Marion Nestle, da Universidade de Nova Iorque (EUA), acredita que “melhorar a nutrição em todo o mundo requer políticas adaptadas à situação específica de cada país e ao grau em que os alimentos ultraprocessados estão incorporados nos hábitos alimentares diários. “Embora as prioridades possam variar, são necessárias ações urgentes em todos os lugares para regular os alimentos ultraprocessados, juntamente com os esforços existentes para reduzir o seu elevado teor de gordura, sal e açúcar”.

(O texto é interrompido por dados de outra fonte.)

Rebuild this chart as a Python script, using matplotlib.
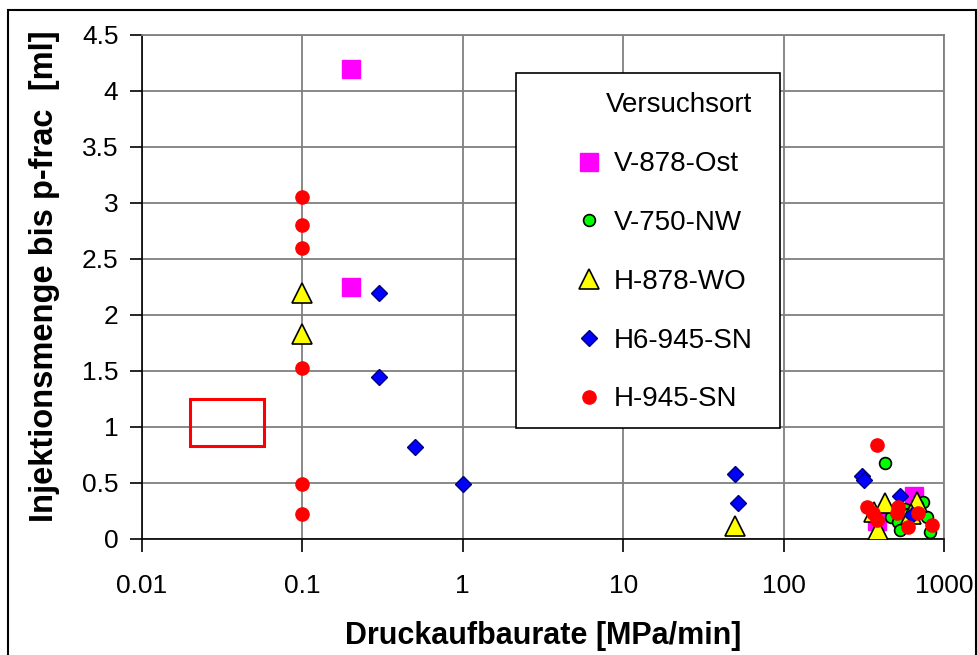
import matplotlib
matplotlib.use('Agg')
import matplotlib.pyplot as plt
from matplotlib.patches import Rectangle
from matplotlib.ticker import FixedLocator, FuncFormatter, NullLocator

plt.rcParams['font.family'] = ['Liberation Sans', 'DejaVu Sans']

# data (x = Druckaufbaurate, y = Injektionsmenge)
ost_x = [0.2, 0.2, 650, 380]
ost_y = [4.2, 2.25, 0.38, 0.16]

nw_x = [430, 470, 520, 530, 570, 740, 780, 820, 600, 680, 500]
nw_y = [0.68, 0.2, 0.15, 0.08, 0.27, 0.33, 0.2, 0.06, 0.22, 0.3, 0.25]

wo_x = [0.1, 0.1, 50, 388, 365, 430, 680, 620]
wo_y = [2.2, 1.83, 0.12, 0.08, 0.24, 0.32, 0.33, 0.22]

h6_x = [0.3, 0.3, 0.5, 1, 50, 52, 308, 318, 532, 631]
h6_y = [2.2, 1.45, 0.82, 0.49, 0.58, 0.32, 0.56, 0.53, 0.38, 0.21]

sn_x = [0.1, 0.1, 0.1, 0.1, 0.1, 0.1, 380, 331, 360, 382, 517, 510, 598, 690, 841]
sn_y = [3.05, 2.8, 2.6, 1.53, 0.49, 0.22, 0.84, 0.29, 0.23, 0.17, 0.29, 0.23, 0.11, 0.23, 0.125]

x_ticks = [0.01, 0.1, 1, 10, 100, 1000]
x_labels = ['0.01', '0.1', '1', '10', '100', '1000']
y_ticks = [0, 0.5, 1, 1.5, 2, 2.5, 3, 3.5, 4, 4.5]

fig = plt.figure(figsize=(9.78, 6.55), dpi=100)
ax = fig.add_axes([142/978, 1-539/655, 802/978, 504/655])

ax.plot(ost_x, ost_y, 's', color='#ff00ff', ms=13, mec='#ff00ff', label='V-878-Ost', zorder=3)
ax.plot(nw_x, nw_y, 'o', color='#00ff00', ms=8.5, mec='black', mew=1.2, label='V-750-NW', zorder=3)
ax.plot(wo_x, wo_y, '^', color='#ffff00', ms=14, mec='black', mew=1.2, label='H-878-WO', zorder=3)
ax.plot(h6_x, h6_y, 'D', color='#0000ff', ms=8, mec='#000080', mew=1, label='H6-945-SN', zorder=3)
ax.plot(sn_x, sn_y, 'o', color='#ff0000', ms=9.5, mec='#ff0000', label='H-945-SN', zorder=3)

# red box
ax.add_patch(Rectangle((0.02, 0.83), 0.0377, 0.42, fill=False, ec='#ff0000', lw=2.2, zorder=4))

ax.set_xscale('log')
ax.set_xlim(0.01, 1000)
ax.set_ylim(0, 4.5)
ax.xaxis.set_major_locator(FixedLocator(x_ticks))
ax.xaxis.set_minor_locator(NullLocator())
ax.xaxis.set_major_formatter(FuncFormatter(lambda v, p: x_labels[x_ticks.index(v)] if v in x_ticks else ''))
ax.yaxis.set_major_locator(FixedLocator(y_ticks))
ax.yaxis.set_major_formatter(FuncFormatter(lambda v, p: '%g' % v))

ax.grid(True, color='#808080', lw=1.3)
ax.set_axisbelow(True)
for s in ['top', 'right']:
    ax.spines[s].set_color('#808080')
    ax.spines[s].set_linewidth(1.3)
for s in ['left', 'bottom']:
    ax.spines[s].set_color('black')
    ax.spines[s].set_linewidth(1.2)
ax.tick_params(direction='out', length=9, width=1.2, labelsize=19, pad=8)
ax.tick_params(axis='x', pad=16)

ax.set_xlabel('Druckaufbaurate [MPa/min]', fontsize=22, fontweight='bold', labelpad=17)
ax.set_ylabel('Injektionsmenge bis p-frac  [ml]', fontsize=23.5, fontweight='bold', labelpad=12)
ax.yaxis.set_label_coords(-0.102, 0.521)

# legend frame drawn separately, legend entries without frame
ax.add_patch(Rectangle((0.4663, 0.2202), 0.3292, 0.7044, transform=ax.transAxes,
                       fc='white', ec='black', lw=1.2, zorder=5))
leg = ax.legend(loc='upper right', bbox_to_anchor=(0.7855, 0.9246),
                title='Versuchsort', fontsize=20, title_fontsize=20, frameon=False,
                labelspacing=1.18, borderpad=0.7, handletextpad=0.4, handlelength=1.0,
                alignment='right', borderaxespad=0)
leg.set_zorder(6)

# outer frame
fig.patches.append(Rectangle((8/978, -0.05), 968/978, 1.05 - 10/655, transform=fig.transFigure,
                             fill=False, ec='black', lw=1.5))

fig.savefig('out.png', dpi=100)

Neste sentido, György Skrinis, da Universidade de Melbourne (Austrália), acrescenta que “é vital que as políticas garantam a disponibilidade e acessibilidade de alimentos frescos e minimamente processados. Somente combinando uma regulamentação mais forte de alimentos de baixa qualidade com um apoio realista a opções mais nutritivas poderemos realmente contribuir para uma melhor nutrição para todos”.
Contra a saúde pública
Finalmente, a série mostra que As empresas usam táticas sofisticadas para contornar as regulamentações: Coordenam grupos de pressão, financiam campanhas políticas, moldam debates científicos e recorrem a litígios para atrasar políticas de saúde pública. Confrontados com tal poder corporativo, os autores propõem uma resposta global coordenada que protegeria as políticas da interferência da indústria, cortaria os laços entre empresas e organizações de saúde e fortaleceria a rede de segurança internacional contra alimentos ultraprocessados.
O artigo argumenta que a transformação dos sistemas alimentares requer apoiar os produtores locais, preservar as tradições alimentares, promover a equidade e garantir que os benefícios económicos sejam devolvidos às comunidades. Enfatiza que um caminho alternativo é possível se os governos regulamentarem estritamente, mobilizarem as comunidades e garantirem o acesso universal a alimentos saudáveis e acessíveis.
“Precisamos de uma forte resposta global de saúde pública semelhante ao esforço coordenado para combater a indústria do tabaco. Isto inclui proteger o espaço político da pressão política e construir coligações fortes para promover sistemas alimentares saudáveis, justos e sustentáveis e desafiar o poder empresarial”, afirma Philip Baker, da Universidade de Sydney, Austrália.
Os autores defendem uma resposta global coordenada de saúde pública para proteger os decisores políticos da interferência da indústria, romper os laços da indústria com os profissionais e organizações de saúde e criar uma rede global de defesa de ações contra os alimentos ultraprocessados.
Por exemplo, diz Karen Hoffman, da Universidade de Witwatersrand, na África do Sul, “tal como enfrentámos a indústria do tabaco há décadas, precisamos agora de uma resposta global ousada e coordenada para reduzir o poder desproporcional das empresas alimentares ultraprocessadas e construir sistemas alimentares que priorizem a saúde e o bem-estar das pessoas”.